Gabrielle Cabrera

  • Assistant Professor
  • (PH.D.
  • RUTGERS UNIVERSITY
  • 2024)
Gabrielle Cabrera

I am a cultural anthropologist specializing in temporality, affect, and gender, racialization, & ethnicity among undocumented migrants in the United States. My first book project, tentatively titled, "Culled Futures: Temporality, Fieldwork, and Migrants in the San Joaquin Valley," examines the experience of waiting for citizenship across several generations for undocumented migrants. My work highlights the complex experience of migrant personhood as one fraught with familial and gender-based tensions, centers forms of moral deservingness migrants invest in, and interrogates how such discourses and imagery operate in undocumented people’s lives. This research has been supported by the Wenner-Gren Foundation, National Science Foundation, and the Ruth Landes Memorial Research Fund.

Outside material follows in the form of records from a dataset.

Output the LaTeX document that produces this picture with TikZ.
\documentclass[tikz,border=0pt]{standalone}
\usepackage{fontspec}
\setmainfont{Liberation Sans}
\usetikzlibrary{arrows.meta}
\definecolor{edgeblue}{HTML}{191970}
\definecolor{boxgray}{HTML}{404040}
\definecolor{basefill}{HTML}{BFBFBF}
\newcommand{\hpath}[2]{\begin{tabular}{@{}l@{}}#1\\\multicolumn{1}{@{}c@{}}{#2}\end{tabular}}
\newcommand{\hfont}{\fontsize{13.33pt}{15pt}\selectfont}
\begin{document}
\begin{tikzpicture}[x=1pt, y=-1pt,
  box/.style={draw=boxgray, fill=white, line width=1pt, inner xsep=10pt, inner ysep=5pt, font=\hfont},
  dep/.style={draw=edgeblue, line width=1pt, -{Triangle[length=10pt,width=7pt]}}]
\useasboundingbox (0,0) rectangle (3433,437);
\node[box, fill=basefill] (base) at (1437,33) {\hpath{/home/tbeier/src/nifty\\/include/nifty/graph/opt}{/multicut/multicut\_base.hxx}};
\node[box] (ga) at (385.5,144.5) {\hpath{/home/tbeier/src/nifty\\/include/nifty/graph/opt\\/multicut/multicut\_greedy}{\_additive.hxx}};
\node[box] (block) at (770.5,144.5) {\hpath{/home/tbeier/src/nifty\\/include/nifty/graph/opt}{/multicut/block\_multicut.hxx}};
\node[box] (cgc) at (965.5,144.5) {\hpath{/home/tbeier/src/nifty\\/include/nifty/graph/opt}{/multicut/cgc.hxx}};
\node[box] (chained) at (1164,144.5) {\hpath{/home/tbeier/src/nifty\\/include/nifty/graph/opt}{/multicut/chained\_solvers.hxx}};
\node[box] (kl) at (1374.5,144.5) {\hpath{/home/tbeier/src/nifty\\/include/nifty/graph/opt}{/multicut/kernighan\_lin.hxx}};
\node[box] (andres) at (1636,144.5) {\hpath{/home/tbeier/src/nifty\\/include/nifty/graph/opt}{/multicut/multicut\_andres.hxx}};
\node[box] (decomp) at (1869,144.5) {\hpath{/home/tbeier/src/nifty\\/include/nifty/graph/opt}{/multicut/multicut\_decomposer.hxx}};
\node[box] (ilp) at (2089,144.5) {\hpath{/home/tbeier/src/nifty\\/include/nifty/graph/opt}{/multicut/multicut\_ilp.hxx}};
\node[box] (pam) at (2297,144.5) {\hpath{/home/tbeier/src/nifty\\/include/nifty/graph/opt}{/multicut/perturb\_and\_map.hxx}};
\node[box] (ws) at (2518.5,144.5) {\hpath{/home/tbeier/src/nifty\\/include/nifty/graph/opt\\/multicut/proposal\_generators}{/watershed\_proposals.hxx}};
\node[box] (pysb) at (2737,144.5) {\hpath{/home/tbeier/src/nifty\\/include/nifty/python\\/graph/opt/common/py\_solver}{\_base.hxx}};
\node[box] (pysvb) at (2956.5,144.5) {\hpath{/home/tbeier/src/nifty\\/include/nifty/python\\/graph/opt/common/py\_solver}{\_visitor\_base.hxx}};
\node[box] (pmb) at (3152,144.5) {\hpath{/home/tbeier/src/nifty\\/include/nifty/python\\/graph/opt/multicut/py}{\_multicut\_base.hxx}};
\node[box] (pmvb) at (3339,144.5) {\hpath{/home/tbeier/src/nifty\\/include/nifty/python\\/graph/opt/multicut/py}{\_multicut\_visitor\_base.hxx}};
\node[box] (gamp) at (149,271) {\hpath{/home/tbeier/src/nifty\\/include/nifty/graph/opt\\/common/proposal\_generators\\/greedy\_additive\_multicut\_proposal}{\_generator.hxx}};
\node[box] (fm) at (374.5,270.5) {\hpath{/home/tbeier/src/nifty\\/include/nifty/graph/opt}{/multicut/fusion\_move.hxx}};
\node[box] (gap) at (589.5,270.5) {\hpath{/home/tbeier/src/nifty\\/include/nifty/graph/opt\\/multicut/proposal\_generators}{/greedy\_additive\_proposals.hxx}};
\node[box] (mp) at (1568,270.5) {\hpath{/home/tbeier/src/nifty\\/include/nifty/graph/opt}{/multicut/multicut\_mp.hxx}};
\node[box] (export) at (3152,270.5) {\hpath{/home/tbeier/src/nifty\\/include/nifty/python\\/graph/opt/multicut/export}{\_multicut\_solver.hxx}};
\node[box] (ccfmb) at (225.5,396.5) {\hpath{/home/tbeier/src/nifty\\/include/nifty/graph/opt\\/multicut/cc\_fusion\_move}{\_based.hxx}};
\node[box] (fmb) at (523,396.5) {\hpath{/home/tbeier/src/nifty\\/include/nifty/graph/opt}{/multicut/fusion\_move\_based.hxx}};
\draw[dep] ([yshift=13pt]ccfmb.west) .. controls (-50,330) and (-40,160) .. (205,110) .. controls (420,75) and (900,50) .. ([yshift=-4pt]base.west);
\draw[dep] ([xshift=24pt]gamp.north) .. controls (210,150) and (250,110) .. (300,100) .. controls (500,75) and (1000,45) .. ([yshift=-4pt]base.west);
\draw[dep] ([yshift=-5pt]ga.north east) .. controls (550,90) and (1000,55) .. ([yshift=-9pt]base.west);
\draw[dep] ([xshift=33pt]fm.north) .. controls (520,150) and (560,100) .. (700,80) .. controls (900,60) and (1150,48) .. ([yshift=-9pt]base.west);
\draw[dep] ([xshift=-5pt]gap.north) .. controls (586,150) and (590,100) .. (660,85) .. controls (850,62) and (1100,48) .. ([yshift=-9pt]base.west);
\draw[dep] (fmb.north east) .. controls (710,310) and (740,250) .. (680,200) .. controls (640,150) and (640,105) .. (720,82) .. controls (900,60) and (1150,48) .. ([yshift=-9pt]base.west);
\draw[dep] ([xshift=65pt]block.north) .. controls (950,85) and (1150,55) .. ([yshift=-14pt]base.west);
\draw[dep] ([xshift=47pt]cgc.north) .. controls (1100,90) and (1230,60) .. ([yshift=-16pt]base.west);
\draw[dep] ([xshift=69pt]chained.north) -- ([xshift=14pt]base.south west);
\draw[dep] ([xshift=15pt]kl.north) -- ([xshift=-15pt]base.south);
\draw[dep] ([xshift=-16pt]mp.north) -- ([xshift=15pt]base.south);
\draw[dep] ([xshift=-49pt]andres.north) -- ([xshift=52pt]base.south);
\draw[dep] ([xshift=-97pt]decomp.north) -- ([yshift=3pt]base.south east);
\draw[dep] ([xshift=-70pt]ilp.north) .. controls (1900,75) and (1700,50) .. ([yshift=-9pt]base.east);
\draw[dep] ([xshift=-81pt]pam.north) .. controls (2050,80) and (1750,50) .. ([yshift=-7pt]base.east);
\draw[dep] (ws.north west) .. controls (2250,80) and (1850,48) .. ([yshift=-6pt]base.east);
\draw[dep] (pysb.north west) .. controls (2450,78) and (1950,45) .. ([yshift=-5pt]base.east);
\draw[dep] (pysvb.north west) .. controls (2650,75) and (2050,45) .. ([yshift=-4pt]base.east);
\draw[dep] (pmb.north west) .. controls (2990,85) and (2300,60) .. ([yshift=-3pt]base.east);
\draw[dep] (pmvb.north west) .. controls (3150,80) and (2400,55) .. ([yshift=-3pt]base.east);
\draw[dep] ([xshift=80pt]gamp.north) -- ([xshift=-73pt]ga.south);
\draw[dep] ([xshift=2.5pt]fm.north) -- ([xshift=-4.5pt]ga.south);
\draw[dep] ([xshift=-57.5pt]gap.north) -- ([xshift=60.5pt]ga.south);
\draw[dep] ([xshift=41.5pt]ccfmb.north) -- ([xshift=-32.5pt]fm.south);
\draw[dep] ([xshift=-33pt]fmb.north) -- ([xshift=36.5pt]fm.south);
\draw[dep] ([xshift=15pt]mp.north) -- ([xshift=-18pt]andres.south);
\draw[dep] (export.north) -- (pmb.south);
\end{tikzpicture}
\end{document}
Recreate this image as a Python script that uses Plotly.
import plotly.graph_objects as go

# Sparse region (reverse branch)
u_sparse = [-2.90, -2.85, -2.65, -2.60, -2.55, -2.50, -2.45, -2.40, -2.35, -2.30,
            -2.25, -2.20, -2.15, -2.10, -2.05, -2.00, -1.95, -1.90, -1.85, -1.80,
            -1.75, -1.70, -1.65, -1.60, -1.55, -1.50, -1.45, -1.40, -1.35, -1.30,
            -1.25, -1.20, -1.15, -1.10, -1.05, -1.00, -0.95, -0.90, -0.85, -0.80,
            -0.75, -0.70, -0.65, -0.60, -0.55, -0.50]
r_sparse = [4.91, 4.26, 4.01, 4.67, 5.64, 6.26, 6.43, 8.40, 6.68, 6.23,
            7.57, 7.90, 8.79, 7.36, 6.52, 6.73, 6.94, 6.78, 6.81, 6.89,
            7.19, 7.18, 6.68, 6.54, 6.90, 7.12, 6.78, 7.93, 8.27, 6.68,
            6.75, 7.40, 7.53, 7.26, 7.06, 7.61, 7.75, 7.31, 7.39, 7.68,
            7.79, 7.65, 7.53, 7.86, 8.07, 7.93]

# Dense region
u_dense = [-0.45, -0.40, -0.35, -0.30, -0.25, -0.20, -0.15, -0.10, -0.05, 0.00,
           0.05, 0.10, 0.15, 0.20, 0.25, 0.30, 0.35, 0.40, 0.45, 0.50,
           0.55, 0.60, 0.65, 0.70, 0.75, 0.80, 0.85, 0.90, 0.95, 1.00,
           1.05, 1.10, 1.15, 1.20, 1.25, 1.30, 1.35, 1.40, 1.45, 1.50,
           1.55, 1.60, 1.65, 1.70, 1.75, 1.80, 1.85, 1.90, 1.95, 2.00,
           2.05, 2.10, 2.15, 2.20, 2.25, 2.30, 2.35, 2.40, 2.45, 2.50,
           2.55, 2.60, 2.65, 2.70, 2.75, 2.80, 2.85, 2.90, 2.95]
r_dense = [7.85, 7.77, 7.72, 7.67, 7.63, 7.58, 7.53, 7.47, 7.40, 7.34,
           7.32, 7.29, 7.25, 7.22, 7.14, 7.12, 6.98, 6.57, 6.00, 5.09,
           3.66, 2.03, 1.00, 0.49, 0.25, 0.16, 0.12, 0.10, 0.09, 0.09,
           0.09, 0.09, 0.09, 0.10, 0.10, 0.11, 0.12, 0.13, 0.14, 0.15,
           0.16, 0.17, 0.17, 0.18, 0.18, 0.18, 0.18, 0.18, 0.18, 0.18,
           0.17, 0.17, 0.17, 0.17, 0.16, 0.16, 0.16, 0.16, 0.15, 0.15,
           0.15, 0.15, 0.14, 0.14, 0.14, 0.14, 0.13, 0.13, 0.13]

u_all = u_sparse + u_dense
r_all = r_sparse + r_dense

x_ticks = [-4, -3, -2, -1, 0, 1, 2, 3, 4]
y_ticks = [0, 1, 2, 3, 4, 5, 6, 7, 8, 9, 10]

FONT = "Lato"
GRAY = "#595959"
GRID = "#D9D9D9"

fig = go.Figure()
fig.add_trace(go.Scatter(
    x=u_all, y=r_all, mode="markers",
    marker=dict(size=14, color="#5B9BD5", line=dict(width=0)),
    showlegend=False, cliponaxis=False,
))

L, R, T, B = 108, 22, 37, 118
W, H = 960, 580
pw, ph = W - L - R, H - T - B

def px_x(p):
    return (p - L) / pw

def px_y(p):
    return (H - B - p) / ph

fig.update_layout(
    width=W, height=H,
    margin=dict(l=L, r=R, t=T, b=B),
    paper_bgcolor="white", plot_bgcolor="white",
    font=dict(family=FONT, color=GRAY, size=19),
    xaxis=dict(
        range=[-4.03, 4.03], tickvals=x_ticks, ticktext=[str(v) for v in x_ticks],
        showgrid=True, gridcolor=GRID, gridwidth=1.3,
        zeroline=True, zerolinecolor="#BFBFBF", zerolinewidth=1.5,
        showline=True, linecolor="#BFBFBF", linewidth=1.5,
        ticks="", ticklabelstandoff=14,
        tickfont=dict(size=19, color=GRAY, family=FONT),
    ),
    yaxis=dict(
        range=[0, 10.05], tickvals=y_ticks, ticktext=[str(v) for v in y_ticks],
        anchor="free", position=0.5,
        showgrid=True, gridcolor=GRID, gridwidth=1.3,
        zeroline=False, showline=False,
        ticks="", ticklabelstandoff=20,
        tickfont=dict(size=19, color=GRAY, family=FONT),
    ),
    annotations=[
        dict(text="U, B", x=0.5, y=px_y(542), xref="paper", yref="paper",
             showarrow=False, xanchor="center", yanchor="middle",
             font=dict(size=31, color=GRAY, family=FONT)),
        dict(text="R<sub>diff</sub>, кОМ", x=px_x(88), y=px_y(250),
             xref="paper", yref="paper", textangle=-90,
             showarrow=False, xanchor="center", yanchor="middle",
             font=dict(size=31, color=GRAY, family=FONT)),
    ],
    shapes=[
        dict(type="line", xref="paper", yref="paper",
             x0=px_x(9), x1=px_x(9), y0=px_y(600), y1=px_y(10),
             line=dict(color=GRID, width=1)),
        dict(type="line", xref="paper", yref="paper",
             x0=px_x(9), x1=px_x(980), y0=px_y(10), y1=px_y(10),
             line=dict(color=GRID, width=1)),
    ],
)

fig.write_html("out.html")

My second project is with migrants who have self-deported from the United States, and U-Visa applicants. My work on U-Visas and self-deportees may be seen as a diptych: a comparison of futures and social worlds based on generational difference, as youth who leave see lesser futures in the US, while U-Visa applicants attest their experiences for state recognition.

Prior to joining CU Boulder, I was the César Chávez Postdoctoral Fellow in the Department of Latin American, Latino, and Caribbean Studies at Dartmouth College. I received my PhD from the Department of Anthropology at Rutgers University, with a certificate in Women & Gender Studies, and completed my B.A. in Anthropology at University of California, Merced. 

Featured Publications:

  • Cabrera, Gabrielle. “Barrio Fiesta: Food, Labor, and Subjectivity of Undocumented Youth.” In Food Talk: Sociocultural Entanglements of Language and Foodways, edited by Kathleen Riley and Amy Paugh, under contract with Routledge. [Under Review.]
  • Cabrera, Gabrielle. "Disrupting Diversity: Undocumented Students in the Neoliberal University." In We Are Not Dreamers: Undocumented Scholars Theorize Undocumented Life in the United States, edited by Leisy J. Abrego and Genevieve Negrón-Gonzales, 66-86. Durham; London: Duke University Press, 2020. doi:10.2307/j.ctv15kxg4f.7.
  • Hundle, Anneeth Kaur, Ma Vang, Neama Alamri, Amrit Deol, Danielle Bermúdez, Violet Barton, Gabrielle Cabrera, Brenda Gutierrez, and Clara Medina Maya. "Thinking the “Twenty-First Century Neoliberal Research University”: Preliminary Reflections on Opportunity, Risk, and Solidarity at the New University of California." Critical Ethnic Studies 5, no. 1-2 (2019): 174-204. doi:10.5749/jcritethnstud.5.1-2.0174.
  • Diaz, Gloria, Gabrielle Cabrera, Carla Moore, and Laura Yakas. “Woke to Weary.” Public Culture. 2019.